[start of Extracted material]

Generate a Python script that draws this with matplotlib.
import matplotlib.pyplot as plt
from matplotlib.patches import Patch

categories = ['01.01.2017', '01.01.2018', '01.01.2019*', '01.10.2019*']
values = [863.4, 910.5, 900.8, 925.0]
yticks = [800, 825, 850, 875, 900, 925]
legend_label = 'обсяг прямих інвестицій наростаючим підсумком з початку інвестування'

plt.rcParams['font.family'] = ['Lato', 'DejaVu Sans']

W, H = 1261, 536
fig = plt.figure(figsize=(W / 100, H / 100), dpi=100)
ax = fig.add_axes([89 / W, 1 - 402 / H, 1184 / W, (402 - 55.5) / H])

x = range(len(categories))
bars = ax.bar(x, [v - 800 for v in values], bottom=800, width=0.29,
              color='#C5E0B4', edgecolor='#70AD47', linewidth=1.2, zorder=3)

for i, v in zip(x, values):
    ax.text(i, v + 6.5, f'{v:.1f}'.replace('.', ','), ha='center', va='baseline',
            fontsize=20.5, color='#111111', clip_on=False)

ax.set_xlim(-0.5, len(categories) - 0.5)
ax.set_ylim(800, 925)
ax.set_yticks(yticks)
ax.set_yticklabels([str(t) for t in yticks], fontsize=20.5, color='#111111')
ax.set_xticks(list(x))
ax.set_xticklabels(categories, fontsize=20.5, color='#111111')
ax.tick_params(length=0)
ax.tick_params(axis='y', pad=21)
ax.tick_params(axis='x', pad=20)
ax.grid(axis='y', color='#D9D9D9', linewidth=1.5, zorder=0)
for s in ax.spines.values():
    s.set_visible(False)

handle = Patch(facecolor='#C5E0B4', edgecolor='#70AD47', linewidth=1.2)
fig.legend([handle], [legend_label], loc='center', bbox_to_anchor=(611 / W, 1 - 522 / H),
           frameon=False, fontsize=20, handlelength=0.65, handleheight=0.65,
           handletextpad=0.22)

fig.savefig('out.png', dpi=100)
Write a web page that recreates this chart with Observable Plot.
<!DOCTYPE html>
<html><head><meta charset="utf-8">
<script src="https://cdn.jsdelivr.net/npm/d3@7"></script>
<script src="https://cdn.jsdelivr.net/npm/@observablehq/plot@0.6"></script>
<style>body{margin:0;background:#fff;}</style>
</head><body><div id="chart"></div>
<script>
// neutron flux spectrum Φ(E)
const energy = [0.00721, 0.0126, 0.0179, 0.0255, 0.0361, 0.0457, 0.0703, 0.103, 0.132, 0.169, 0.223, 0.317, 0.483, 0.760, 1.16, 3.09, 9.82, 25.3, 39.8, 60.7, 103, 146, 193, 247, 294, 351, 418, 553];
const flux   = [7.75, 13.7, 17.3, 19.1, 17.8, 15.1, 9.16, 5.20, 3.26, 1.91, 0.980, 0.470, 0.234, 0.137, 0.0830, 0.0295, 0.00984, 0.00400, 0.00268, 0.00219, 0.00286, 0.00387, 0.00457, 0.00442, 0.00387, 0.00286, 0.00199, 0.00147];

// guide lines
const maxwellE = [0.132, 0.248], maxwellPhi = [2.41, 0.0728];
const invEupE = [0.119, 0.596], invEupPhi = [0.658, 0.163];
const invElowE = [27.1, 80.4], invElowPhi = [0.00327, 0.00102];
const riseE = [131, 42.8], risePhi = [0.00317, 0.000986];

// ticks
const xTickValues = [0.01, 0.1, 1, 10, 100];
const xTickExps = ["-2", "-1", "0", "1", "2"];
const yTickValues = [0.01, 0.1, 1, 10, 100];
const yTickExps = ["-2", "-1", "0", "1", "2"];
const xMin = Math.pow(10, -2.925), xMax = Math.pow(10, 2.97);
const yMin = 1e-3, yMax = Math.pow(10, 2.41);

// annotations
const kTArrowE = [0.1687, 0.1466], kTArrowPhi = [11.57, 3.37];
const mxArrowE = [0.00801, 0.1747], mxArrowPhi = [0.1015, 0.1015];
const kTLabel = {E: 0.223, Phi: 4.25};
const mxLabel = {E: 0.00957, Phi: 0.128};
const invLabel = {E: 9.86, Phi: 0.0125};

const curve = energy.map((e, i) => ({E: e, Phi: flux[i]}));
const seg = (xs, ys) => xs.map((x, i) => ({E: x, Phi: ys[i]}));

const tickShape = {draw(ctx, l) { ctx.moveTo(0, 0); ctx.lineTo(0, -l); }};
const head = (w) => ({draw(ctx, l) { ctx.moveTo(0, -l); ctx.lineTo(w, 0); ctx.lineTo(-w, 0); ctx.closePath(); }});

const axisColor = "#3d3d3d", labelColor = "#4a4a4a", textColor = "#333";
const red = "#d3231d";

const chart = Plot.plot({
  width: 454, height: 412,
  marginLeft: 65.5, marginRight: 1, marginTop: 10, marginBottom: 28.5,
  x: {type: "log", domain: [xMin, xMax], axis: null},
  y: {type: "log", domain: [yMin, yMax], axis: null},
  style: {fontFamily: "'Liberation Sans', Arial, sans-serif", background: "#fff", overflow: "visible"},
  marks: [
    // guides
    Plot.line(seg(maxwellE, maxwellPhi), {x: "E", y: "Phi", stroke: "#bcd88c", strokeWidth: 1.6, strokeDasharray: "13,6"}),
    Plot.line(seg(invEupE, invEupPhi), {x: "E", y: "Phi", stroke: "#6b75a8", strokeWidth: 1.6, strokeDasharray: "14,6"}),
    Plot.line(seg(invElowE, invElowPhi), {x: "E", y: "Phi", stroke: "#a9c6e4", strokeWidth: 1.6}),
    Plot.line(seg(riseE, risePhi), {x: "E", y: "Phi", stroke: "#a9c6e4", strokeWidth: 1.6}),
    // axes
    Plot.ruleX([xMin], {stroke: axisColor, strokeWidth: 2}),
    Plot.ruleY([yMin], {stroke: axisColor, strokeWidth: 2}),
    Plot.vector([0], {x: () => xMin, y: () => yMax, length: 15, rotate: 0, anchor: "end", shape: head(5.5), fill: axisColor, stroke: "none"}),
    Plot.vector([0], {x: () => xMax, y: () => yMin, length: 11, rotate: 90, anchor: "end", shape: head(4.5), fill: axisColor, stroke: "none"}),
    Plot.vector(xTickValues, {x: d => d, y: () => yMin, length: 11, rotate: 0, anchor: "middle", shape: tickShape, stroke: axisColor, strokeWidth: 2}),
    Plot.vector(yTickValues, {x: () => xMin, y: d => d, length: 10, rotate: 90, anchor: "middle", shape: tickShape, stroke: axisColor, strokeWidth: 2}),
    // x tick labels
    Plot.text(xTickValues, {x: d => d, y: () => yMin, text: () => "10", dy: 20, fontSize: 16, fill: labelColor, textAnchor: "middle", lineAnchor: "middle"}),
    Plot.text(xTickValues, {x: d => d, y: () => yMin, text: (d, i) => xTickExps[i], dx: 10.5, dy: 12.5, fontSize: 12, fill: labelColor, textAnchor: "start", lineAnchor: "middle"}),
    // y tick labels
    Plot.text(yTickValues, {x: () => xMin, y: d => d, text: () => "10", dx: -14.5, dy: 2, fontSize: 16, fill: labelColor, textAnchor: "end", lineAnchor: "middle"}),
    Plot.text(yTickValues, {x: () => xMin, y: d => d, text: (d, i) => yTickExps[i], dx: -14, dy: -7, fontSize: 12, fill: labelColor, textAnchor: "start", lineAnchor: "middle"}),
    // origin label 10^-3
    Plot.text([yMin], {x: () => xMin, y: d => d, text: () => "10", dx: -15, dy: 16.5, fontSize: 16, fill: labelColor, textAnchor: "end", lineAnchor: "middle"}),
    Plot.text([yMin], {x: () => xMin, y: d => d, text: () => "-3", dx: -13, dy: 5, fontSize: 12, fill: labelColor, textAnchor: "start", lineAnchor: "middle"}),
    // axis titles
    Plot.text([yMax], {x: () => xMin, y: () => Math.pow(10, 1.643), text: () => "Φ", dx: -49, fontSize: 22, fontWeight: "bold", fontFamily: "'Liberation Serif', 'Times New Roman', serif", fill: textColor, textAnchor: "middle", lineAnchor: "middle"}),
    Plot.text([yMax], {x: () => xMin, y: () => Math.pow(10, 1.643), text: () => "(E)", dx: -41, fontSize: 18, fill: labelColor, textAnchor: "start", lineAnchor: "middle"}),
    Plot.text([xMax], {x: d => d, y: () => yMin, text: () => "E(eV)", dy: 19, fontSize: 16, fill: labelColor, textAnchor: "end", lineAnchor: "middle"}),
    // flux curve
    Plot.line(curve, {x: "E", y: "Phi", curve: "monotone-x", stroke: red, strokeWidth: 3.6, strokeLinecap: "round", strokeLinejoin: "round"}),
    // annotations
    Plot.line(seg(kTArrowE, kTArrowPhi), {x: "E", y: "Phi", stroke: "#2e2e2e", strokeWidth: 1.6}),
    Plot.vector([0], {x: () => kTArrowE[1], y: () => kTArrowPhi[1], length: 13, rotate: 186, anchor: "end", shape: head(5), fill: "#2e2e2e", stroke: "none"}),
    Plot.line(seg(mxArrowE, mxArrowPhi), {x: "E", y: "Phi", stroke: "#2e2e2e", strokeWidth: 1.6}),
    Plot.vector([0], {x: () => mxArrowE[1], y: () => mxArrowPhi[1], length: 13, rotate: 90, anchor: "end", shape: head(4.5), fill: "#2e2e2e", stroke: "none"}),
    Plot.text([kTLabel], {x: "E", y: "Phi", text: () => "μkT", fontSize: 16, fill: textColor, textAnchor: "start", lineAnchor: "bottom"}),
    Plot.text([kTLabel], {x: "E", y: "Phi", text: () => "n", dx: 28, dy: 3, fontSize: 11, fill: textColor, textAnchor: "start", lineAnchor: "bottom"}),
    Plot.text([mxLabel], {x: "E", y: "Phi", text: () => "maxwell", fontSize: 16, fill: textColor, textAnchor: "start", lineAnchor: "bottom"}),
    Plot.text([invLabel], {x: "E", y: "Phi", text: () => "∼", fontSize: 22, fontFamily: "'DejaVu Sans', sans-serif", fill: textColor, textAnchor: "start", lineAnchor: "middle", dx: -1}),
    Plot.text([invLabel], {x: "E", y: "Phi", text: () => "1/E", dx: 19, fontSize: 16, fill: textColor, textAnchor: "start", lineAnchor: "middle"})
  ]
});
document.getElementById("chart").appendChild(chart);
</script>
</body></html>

[end of Extracted material]
[start of Extracted material]

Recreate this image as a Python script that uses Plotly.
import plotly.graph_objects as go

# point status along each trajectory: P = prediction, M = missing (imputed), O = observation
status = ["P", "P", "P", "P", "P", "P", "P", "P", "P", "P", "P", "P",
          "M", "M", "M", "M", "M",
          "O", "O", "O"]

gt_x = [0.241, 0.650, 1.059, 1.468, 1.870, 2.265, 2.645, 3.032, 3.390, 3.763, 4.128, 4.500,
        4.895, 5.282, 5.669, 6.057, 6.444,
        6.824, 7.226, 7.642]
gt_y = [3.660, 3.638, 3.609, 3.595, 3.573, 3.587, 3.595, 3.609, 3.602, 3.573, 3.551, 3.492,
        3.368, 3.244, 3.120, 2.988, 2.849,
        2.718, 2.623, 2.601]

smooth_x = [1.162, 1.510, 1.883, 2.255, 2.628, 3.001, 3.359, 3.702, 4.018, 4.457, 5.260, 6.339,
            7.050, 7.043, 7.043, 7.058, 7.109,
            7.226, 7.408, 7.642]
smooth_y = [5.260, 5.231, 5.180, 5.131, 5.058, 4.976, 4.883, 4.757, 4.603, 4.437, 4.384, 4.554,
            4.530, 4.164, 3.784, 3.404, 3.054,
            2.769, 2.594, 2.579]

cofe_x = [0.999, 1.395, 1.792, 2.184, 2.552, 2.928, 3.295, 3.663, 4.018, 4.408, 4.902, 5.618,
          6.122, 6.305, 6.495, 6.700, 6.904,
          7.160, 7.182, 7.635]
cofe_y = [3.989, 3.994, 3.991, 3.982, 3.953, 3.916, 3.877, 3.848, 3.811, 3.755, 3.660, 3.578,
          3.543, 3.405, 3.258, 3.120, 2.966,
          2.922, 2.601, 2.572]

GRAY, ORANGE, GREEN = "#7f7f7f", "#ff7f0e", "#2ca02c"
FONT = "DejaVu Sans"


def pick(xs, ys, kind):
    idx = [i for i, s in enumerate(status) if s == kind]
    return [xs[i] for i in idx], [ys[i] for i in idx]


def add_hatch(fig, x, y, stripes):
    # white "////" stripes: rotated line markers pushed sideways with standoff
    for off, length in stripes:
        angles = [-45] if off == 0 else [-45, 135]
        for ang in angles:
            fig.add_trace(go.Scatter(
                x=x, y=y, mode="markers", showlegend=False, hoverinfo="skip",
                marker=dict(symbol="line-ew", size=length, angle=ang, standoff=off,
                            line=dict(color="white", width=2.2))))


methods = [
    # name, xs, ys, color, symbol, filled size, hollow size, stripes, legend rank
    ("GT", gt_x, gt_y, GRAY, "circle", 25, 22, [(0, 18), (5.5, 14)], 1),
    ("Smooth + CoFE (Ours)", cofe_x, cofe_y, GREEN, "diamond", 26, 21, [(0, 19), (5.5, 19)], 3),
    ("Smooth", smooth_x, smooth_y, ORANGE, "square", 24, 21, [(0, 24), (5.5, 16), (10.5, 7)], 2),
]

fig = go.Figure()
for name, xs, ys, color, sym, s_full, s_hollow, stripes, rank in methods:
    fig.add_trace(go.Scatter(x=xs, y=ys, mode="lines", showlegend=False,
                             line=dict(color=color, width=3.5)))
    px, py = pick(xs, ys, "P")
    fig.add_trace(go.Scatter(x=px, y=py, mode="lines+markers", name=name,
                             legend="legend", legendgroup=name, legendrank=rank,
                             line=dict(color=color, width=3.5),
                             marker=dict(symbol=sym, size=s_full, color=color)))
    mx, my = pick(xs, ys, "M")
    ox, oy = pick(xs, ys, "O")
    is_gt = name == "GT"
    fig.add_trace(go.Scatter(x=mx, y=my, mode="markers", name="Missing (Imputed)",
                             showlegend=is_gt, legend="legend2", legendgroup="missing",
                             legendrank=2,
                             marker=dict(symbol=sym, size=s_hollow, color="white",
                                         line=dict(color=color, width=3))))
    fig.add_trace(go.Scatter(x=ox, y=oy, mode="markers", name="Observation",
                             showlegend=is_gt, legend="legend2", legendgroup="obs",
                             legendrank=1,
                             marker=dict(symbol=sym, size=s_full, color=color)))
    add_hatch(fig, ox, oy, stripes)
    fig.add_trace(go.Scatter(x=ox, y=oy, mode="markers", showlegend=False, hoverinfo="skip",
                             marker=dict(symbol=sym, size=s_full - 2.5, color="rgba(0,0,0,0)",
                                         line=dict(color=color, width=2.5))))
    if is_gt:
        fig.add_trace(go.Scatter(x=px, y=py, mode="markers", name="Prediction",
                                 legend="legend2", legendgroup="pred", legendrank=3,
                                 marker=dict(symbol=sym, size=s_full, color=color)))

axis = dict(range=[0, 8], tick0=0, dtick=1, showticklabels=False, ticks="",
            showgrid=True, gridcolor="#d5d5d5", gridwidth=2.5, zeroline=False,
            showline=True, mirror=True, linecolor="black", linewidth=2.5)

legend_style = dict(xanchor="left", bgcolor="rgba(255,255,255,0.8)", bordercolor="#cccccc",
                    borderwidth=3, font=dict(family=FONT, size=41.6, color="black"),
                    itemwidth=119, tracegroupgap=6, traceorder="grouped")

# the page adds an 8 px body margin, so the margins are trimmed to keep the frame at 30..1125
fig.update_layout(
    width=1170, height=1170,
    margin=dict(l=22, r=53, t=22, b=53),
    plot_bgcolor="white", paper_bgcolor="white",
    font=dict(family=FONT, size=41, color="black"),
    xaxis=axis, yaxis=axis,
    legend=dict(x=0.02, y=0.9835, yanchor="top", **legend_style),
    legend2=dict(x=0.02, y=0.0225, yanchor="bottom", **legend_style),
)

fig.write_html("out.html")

[end of Extracted material]
[start of Extracted material]

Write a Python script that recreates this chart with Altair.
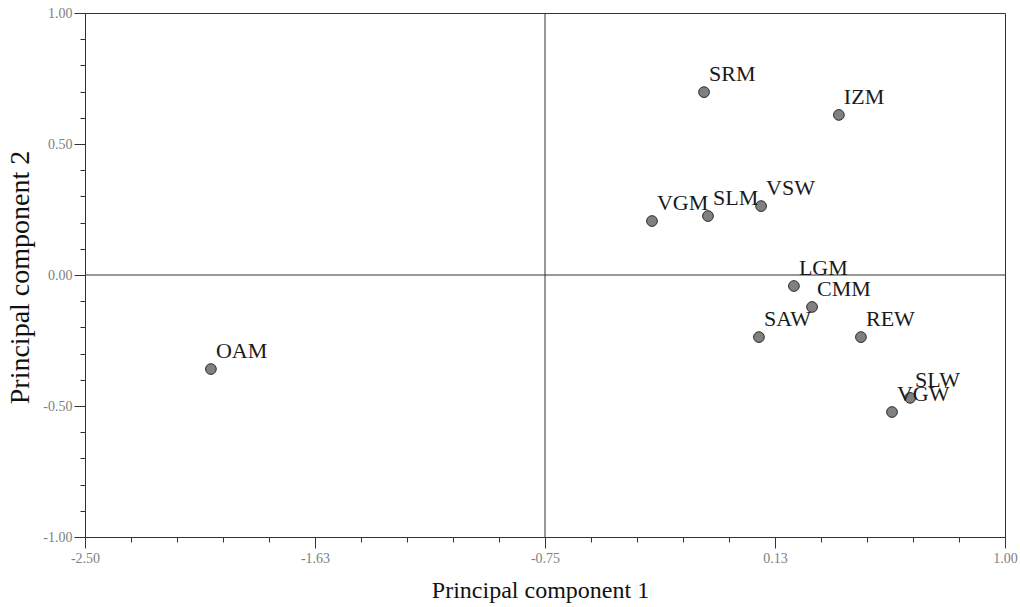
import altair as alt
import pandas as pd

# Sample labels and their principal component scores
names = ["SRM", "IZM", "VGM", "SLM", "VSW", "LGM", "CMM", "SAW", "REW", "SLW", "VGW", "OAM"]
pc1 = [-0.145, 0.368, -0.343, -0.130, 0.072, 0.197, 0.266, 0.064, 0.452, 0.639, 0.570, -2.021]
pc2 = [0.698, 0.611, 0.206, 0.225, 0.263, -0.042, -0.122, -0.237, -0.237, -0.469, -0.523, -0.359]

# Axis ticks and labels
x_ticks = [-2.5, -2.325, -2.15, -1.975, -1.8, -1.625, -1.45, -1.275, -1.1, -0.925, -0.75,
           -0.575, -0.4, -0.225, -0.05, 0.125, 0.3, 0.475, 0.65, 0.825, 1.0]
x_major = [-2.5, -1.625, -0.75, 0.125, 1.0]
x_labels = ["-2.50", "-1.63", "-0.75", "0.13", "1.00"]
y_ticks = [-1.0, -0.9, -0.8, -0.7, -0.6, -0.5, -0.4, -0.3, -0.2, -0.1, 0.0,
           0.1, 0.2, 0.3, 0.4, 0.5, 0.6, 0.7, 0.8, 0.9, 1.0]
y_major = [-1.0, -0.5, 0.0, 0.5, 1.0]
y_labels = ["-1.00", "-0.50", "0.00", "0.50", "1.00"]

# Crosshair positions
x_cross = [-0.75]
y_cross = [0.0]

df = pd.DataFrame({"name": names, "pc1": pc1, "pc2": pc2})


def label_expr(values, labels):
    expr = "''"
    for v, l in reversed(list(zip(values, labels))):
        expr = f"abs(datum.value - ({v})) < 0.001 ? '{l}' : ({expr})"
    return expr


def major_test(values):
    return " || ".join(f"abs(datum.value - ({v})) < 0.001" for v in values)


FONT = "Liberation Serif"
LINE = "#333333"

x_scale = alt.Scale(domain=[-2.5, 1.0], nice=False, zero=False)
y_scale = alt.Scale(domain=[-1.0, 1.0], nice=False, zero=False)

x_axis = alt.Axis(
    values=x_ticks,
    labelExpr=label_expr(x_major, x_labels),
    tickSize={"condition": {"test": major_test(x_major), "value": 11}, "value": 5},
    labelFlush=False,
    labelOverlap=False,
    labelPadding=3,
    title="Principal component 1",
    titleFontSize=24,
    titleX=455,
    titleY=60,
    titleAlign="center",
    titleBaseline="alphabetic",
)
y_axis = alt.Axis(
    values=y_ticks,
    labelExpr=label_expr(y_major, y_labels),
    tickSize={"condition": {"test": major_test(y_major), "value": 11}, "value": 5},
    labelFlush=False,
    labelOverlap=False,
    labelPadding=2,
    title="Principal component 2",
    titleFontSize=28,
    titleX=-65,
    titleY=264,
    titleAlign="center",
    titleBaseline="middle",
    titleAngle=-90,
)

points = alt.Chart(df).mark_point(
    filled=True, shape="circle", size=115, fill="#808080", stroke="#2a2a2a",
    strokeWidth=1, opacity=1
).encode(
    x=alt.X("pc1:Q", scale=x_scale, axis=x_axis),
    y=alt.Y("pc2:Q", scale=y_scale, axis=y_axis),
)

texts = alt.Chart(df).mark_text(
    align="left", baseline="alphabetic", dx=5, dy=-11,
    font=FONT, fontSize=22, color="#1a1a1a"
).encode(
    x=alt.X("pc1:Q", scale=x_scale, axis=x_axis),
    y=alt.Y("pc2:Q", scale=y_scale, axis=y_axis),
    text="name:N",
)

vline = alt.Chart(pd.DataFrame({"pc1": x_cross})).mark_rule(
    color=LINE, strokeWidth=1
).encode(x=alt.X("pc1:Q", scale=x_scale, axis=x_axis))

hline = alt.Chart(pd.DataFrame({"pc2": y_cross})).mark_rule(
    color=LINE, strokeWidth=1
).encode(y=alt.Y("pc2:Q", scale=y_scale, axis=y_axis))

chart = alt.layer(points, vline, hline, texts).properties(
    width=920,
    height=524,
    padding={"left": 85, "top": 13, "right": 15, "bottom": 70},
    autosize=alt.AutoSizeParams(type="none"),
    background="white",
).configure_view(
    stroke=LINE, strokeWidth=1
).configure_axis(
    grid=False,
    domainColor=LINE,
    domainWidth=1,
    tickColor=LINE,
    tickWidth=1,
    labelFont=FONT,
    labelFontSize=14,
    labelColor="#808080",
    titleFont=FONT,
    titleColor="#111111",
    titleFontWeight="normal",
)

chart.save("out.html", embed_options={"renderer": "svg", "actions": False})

[end of Extracted material]

§ **Set exercise**:
In the listing above, locate the line containing "Generate a Python" and the line containing "s.set_visible(False)", then transcribe both and every line between them verbatim.

§ **Result of this task**:
Generate a Python script that draws this with matplotlib.
import matplotlib.pyplot as plt
from matplotlib.patches import Patch

categories = ['01.01.2017', '01.01.2018', '01.01.2019*', '01.10.2019*']
values = [863.4, 910.5, 900.8, 925.0]
yticks = [800, 825, 850, 875, 900, 925]
legend_label = 'обсяг прямих інвестицій наростаючим підсумком з початку інвестування'

plt.rcParams['font.family'] = ['Lato', 'DejaVu Sans']

W, H = 1261, 536
fig = plt.figure(figsize=(W / 100, H / 100), dpi=100)
ax = fig.add_axes([89 / W, 1 - 402 / H, 1184 / W, (402 - 55.5) / H])

x = range(len(categories))
bars = ax.bar(x, [v - 800 for v in values], bottom=800, width=0.29,
              color='#C5E0B4', edgecolor='#70AD47', linewidth=1.2, zorder=3)

for i, v in zip(x, values):
    ax.text(i, v + 6.5, f'{v:.1f}'.replace('.', ','), ha='center', va='baseline',
            fontsize=20.5, color='#111111', clip_on=False)

ax.set_xlim(-0.5, len(categories) - 0.5)
ax.set_ylim(800, 925)
ax.set_yticks(yticks)
ax.set_yticklabels([str(t) for t in yticks], fontsize=20.5, color='#111111')
ax.set_xticks(list(x))
ax.set_xticklabels(categories, fontsize=20.5, color='#111111')
ax.tick_params(length=0)
ax.tick_params(axis='y', pad=21)
ax.tick_params(axis='x', pad=20)
ax.grid(axis='y', color='#D9D9D9', linewidth=1.5, zorder=0)
for s in ax.spines.values():
    s.set_visible(False)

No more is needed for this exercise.